On la surnommait « La Blonde explosive » ou « Le Buste ». Façonnée par la Twentieth Century Fox pour remplacer une Marilyn Monroe mise à la porte car ingérable, cette blonde peroxydée au QI de surdouée va terminer sa carrière le 29 juin 1967, sa Buick Electra bleue encastrée sous un camion. Une fin spectaculaire qui la fait entrer dans la légende. C’est cette légende que Simon Liberati autopsie dans le magnifique et sanglant Jayne Mansfield 1967.
« Créature de Frankenstein »
En 208 pages d’une écriture rigoureuse et possédée, l’auteur d’Anthologies des apparitions et Eva, entre autres faits d’armes littéraires, évoque le destin hors normes de ce « symbole de l’ancien Hollywood ». Une « créature de Frankenstein », un monstre comme seul le star system à l’américaine pouvait en inventer, célébrissime plus pour sa plastique et ses frasques que pour sa trop mince et insignifiante filmographie.
Actrice douteuse, chanteuse sans envergure, adepte du scandale, Jayne Mansfield, au soir de sa courte vie, s’est convertie dans le striptease, le porno et le satanisme. C’est du moins ce que donne à penser le décryptage de ses derniers mois sur terre, dont Liberati remonte le fil tortueux, document après document, article après article. Un travail de fourmi qui dépasse celui du journaliste pour toucher au domaine du mentaliste ou du médium.
Voluptueuse autodestruction
Incontestablement fasciné par ce personnage exceptionnel qui a tout de la Circé ou de la Gorgone, Liberati fouille les entrailles de l’Histoire, grande et petite, non pour comprendre, mais pour étoffer le mystère. Racontant par le menu les circonstances d’un banal accident de la route transformé en « force du destin » via une presse sensationnaliste à souhait, l’auteur dissèque une existence vouée à une lente et voluptueuse autodestruction.
Sexe, alcool, drogue, Jayne Mansfield a beau adorer le rose, elle y cache une tendance très nette à la mutilation. Suicidaire ou maudite ? Pas de réponse et c’est justement là la grandeur macabre de la chose.
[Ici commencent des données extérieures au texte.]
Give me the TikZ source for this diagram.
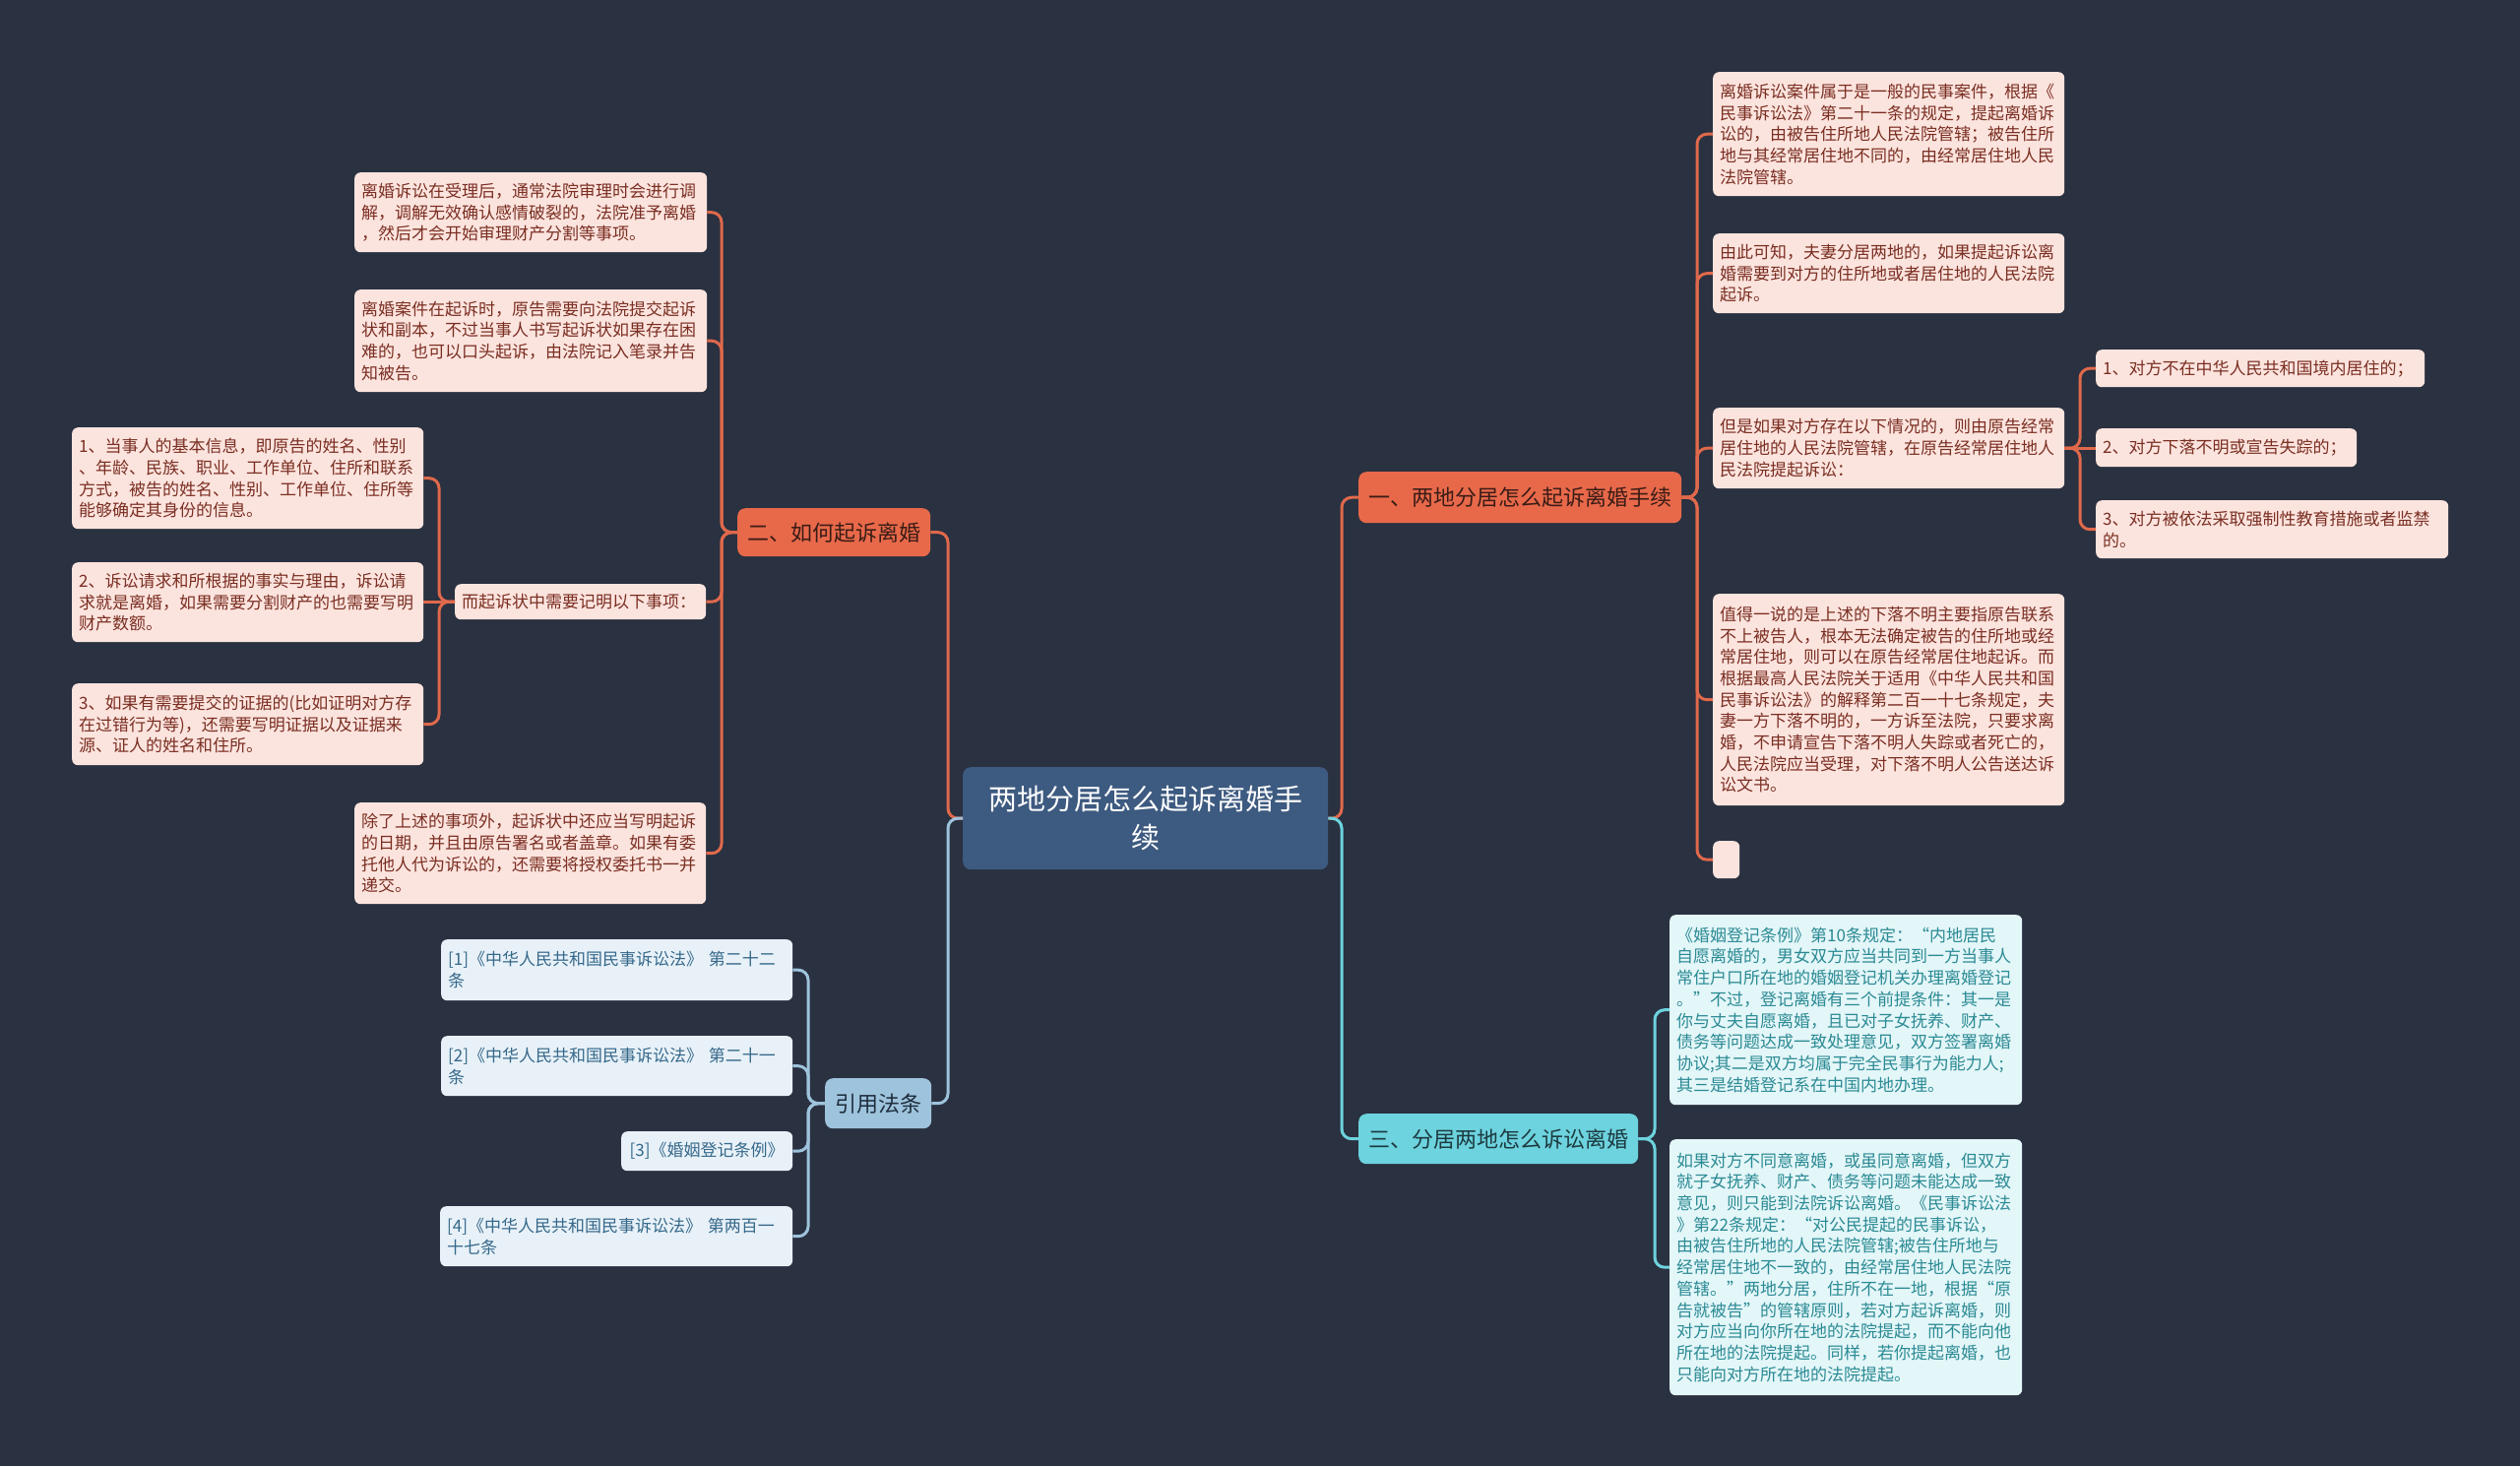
\documentclass[tikz,border=0pt]{standalone}
\usepackage{fontspec}
\setmainfont{Noto Sans CJK SC}
\definecolor{bg}{HTML}{2A3140}
\definecolor{centerfill}{HTML}{3D5A80}
\definecolor{coral}{HTML}{E8694A}
\definecolor{coralline}{HTML}{E0694C}
\definecolor{coralleaf}{HTML}{FCE4DE}
\definecolor{coraltxt}{HTML}{7A2E22}
\definecolor{coraldark}{HTML}{3A1C16}
\definecolor{cyan1}{HTML}{6DD3DE}
\definecolor{cyanleaf}{HTML}{E3F6F8}
\definecolor{cyantxt}{HTML}{2B8A94}
\definecolor{cyandark}{HTML}{1C3A40}
\definecolor{blue1}{HTML}{9EC3DC}
\definecolor{blueleaf}{HTML}{E8F1F8}
\definecolor{bluetxt}{HTML}{35688A}
\definecolor{bluedark}{HTML}{1E2E3E}
\begin{document}
\begin{tikzpicture}[x=1pt,y=-1pt,
  leafbase/.style={rounded corners=6pt, anchor=north west, inner xsep=7pt, inner ysep=0pt, align=left, font=\fontsize{17}{21.7}\selectfont},
  leafC/.style={leafbase, fill=coralleaf, text=coraltxt},
  leafY/.style={leafbase, fill=cyanleaf, text=cyantxt},
  leafB/.style={leafbase, fill=blueleaf, text=bluetxt},
  branchbase/.style={rounded corners=8pt, anchor=north west, inner sep=0pt, font=\fontsize{22}{26}\selectfont},
  lnC/.style={draw=coralline, line width=3pt, rounded corners=10pt},
  lnY/.style={draw=cyan1, line width=3pt, rounded corners=10pt},
  lnB/.style={draw=blue1, line width=3pt, rounded corners=10pt}]
\useasboundingbox (0,0) rectangle (2560,1489);
\fill[bg] (0,0) rectangle (2560,1489);

% central
\node[anchor=north west, fill=centerfill, rounded corners=8pt, minimum width=371pt, minimum height=104pt, inner sep=0pt, align=center, text=white, font=\fontsize{29}{39}\selectfont] (center) at (978,779) {两地分居怎么起诉离婚手\\续};

% branches
\node[branchbase, fill=coral, text=coraldark, minimum width=328pt, minimum height=52pt] (b1) at (1380,479) {一、两地分居怎么起诉离婚手续};
\node[branchbase, fill=cyan1, text=cyandark, minimum width=284pt, minimum height=51pt] (b3) at (1380,1131) {三、分居两地怎么诉讼离婚};
\node[branchbase, fill=coral, text=coraldark, minimum width=196pt, minimum height=49pt] (b2) at (749,516) {二、如何起诉离婚};
\node[branchbase, fill=blue1, text=bluedark, minimum width=108pt, minimum height=51pt] (bref) at (838,1095) {引用法条};

% branch 1 leaves
\node[leafC, text width=343pt, minimum height=126pt] (r1) at (1740,73) {离婚诉讼案件属于是一般的民事案件，根据《\\民事诉讼法》第二十一条的规定，提起离婚诉\\讼的，由被告住所地人民法院管辖；被告住所\\地与其经常居住地不同的，由经常居住地人民\\法院管辖。};
\node[leafC, text width=343pt, minimum height=81pt] (r2) at (1740,237) {由此可知，夫妻分居两地的，如果提起诉讼离\\婚需要到对方的住所地或者居住地的人民法院\\起诉。};
\node[leafC, text width=343pt, minimum height=82pt] (r3) at (1740,414) {但是如果对方存在以下情况的，则由原告经常\\居住地的人民法院管辖，在原告经常居住地人\\民法院提起诉讼：};
\node[leafC, text width=320pt, minimum height=38pt] (c1) at (2129,355) {1、对方不在中华人民共和国境内居住的；};
\node[leafC, text width=251pt, minimum height=39pt] (c2) at (2129,435) {2、对方下落不明或宣告失踪的；};
\node[leafC, text width=344pt, minimum height=59pt] (c3) at (2129,508) {3、对方被依法采取强制性教育措施或者监禁\\的。};
\node[leafC, text width=343pt, minimum height=215pt] (r4) at (1740,603) {值得一说的是上述的下落不明主要指原告联系\\不上被告人，根本无法确定被告的住所地或经\\常居住地，则可以在原告经常居住地起诉。而\\根据最高人民法院关于适用《中华人民共和国\\民事诉讼法》的解释第二百一十七条规定，夫\\妻一方下落不明的，一方诉至法院，只要求离\\婚，不申请宣告下落不明人失踪或者死亡的，\\人民法院应当受理，对下落不明人公告送达诉\\讼文书。};
\node[leafC, inner sep=0pt, minimum width=27pt, minimum height=38pt] (r5) at (1740,854) {};

% branch 3 leaves
\node[leafY, text width=344pt, minimum height=193pt] (y1) at (1696,929) {《婚姻登记条例》第10条规定：“内地居民\\自愿离婚的，男女双方应当共同到一方当事人\\常住户口所在地的婚姻登记机关办理离婚登记\\。”不过，登记离婚有三个前提条件：其一是\\你与丈夫自愿离婚，且已对子女抚养、财产、\\债务等问题达成一致处理意见，双方签署离婚\\协议;其二是双方均属于完全民事行为能力人;\\其三是结婚登记系在中国内地办理。};
\node[leafY, text width=344pt, minimum height=260pt] (y2) at (1696,1157) {如果对方不同意离婚，或虽同意离婚，但双方\\就子女抚养、财产、债务等问题未能达成一致\\意见，则只能到法院诉讼离婚。《民事诉讼法\\》第22条规定：“对公民提起的民事诉讼，\\由被告住所地的人民法院管辖;被告住所地与\\经常居住地不一致的，由经常居住地人民法院\\管辖。”两地分居，住所不在一地，根据“原\\告就被告”的管辖原则，若对方起诉离婚，则\\对方应当向你所在地的法院提起，而不能向他\\所在地的法院提起。同样，若你提起离婚，也\\只能向对方所在地的法院提起。};

% branch 2 leaves
\node[leafC, text width=344pt, minimum height=81pt] (l1) at (360,175) {离婚诉讼在受理后，通常法院审理时会进行调\\解，调解无效确认感情破裂的，法院准予离婚\\，然后才会开始审理财产分割等事项。};
\node[leafC, text width=344pt, minimum height=104pt] (l2) at (360,294) {离婚案件在起诉时，原告需要向法院提交起诉\\状和副本，不过当事人书写起诉状如果存在困\\难的，也可以口头起诉，由法院记入笔录并告\\知被告。};
\node[leafC, text width=241pt, minimum height=36pt] (l3) at (462,593) {而起诉状中需要记明以下事项：};
\node[leafC, text width=343pt, minimum height=103pt] (l4) at (360,815) {除了上述的事项外，起诉状中还应当写明起诉\\的日期，并且由原告署名或者盖章。如果有委\\托他人代为诉讼的，还需要将授权委托书一并\\递交。};
\node[leafC, text width=343pt, minimum height=103pt] (ll1) at (73,434) {1、当事人的基本信息，即原告的姓名、性别\\、年龄、民族、职业、工作单位、住所和联系\\方式，被告的姓名、性别、工作单位、住所等\\能够确定其身份的信息。};
\node[leafC, text width=343pt, minimum height=81pt] (ll2) at (73,571) {2、诉讼请求和所根据的事实与理由，诉讼请\\求就是离婚，如果需要分割财产的也需要写明\\财产数额。};
\node[leafC, text width=343pt, minimum height=83pt] (ll3) at (73,694) {3、如果有需要提交的证据的(比如证明对方存\\在过错行为等)，还需要写明证据以及证据来\\源、证人的姓名和住所。};

% references
\node[leafB, text width=343pt, minimum height=62pt] (f1) at (448,954) {[1]《中华人民共和国民事诉讼法》 第二十二\\条};
\node[leafB, text width=343pt, minimum height=61pt] (f2) at (448,1052) {[2]《中华人民共和国民事诉讼法》 第二十一\\条};
\node[leafB, align=center, inner xsep=0pt, minimum width=174pt, minimum height=40pt] (f3) at (631,1149) {[3]《婚姻登记条例》};
\node[leafB, text width=344pt, minimum height=61pt] (f4) at (447,1225) {[4]《中华人民共和国民事诉讼法》 第两百一\\十七条};

% trunk coordinates
\coordinate (tcl) at (963,0);
\coordinate (tcr) at (1363,0);
\coordinate (tb1) at (1724,0);
\coordinate (tr3) at (2113,0);
\coordinate (tb3) at (1681,0);
\coordinate (tb2) at (733,0);
\coordinate (tl3) at (446,0);
\coordinate (tref) at (821,0);

% connectors from center
\draw[lnC] (center.west) -- (center.west -| tcl) |- (b2.east);
\draw[lnB] (center.west) -- (center.west -| tcl) |- (bref.east);
\draw[lnC] (center.east) -- (center.east -| tcr) |- (b1.west);
\draw[lnY] (center.east) -- (center.east -| tcr) |- (b3.west);

% branch 1
\foreach \n in {r1,r2,r3,r4,r5}
  \draw[lnC] (b1.east) -- (b1.east -| tb1) |- (\n.west);
\foreach \n in {c1,c3}
  \draw[lnC] (r3.east) -- (r3.east -| tr3) |- (\n.west);
\draw[lnC] (r3.east) -- (r3.east -| c2.west);

% branch 3
\foreach \n in {y1,y2}
  \draw[lnY] (b3.east) -- (b3.east -| tb3) |- (\n.west);

% branch 2
\foreach \n in {l1,l2,l3,l4}
  \draw[lnC] (b2.west) -- (b2.west -| tb2) |- (\n.east);
\foreach \n in {ll1,ll3}
  \draw[lnC] (l3.west) -- (l3.west -| tl3) |- (\n.east);
\draw[lnC] (l3.west) -- (l3.west -| ll2.east);

% references
\foreach \n in {f1,f2,f3,f4}
  \draw[lnB] (bref.west) -- (bref.west -| tref) |- (\n.east);
\end{tikzpicture}
\end{document}
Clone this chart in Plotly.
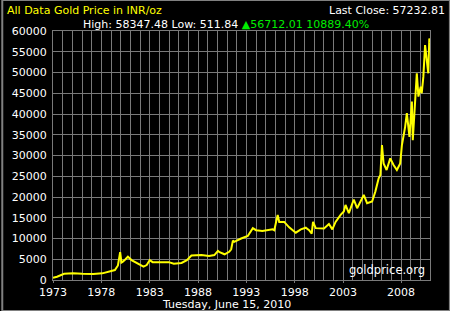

La starlette sans envergure conquiert son aura dans les ténèbres montantes des années 70 à venir, sa mort a tout de l’échéance à payer au terme d’un pacte diabolique signé sur un coup de tête… ou pas ? L’énigme demeure, avec, en arrière-plan, pour en cultiver l’opacité, les anges noirs tutélaires Kenneth Anger et Aleister Crowley.
Fatalité démoniaque
Deux noms qui sentent le souffre et la messe noire, l’anathème à la longue traîne. La damnation de Jayne Mansfield est-elle contagieuse ? Le livre de Liberati, sorti en 2011 chez Grasset dans la collection « Ceci n’est pas un fait divers » est sacré lauréat du prix Fémina au premier tour de scrutin par neuf voix contre trois. Un succès, un adoubement, un avènement même et pourtant… Promis à des records de ventes (155 000 ventes en moyenne), le livre, exceptionnel, ne s’écoulera qu’à 35 000 exemplaires, englobant son auteur dans la fatalité démoniaque qui frappa jadis sa faustienne héroïne. Une fatalité dont il se glorifiera à raison.
En évoquant les derniers jours de la « Blonde explosive », Liberati s’échappe du récit autobiographique et du fait divers pour explorer d’un œil sciemment envoûté la fin d’une époque et la naissance d’une autre. Une période transitoire d’une violence physique et mentale extrême. Deux ans après la mort sanglante et tragique de Jayne Mansfield, la secte de Charles Manson massacre Sharon Tate et ses amis. Un autre récit épique dont Liberati disséquera les méandres dans California Girls, des filles californiennes et meurtrières qui pourraient bien être les petites sœurs d’une Jayne Mansfield putréfiée mais toujours rayonnante du fond de sa tombe de roses recouverte.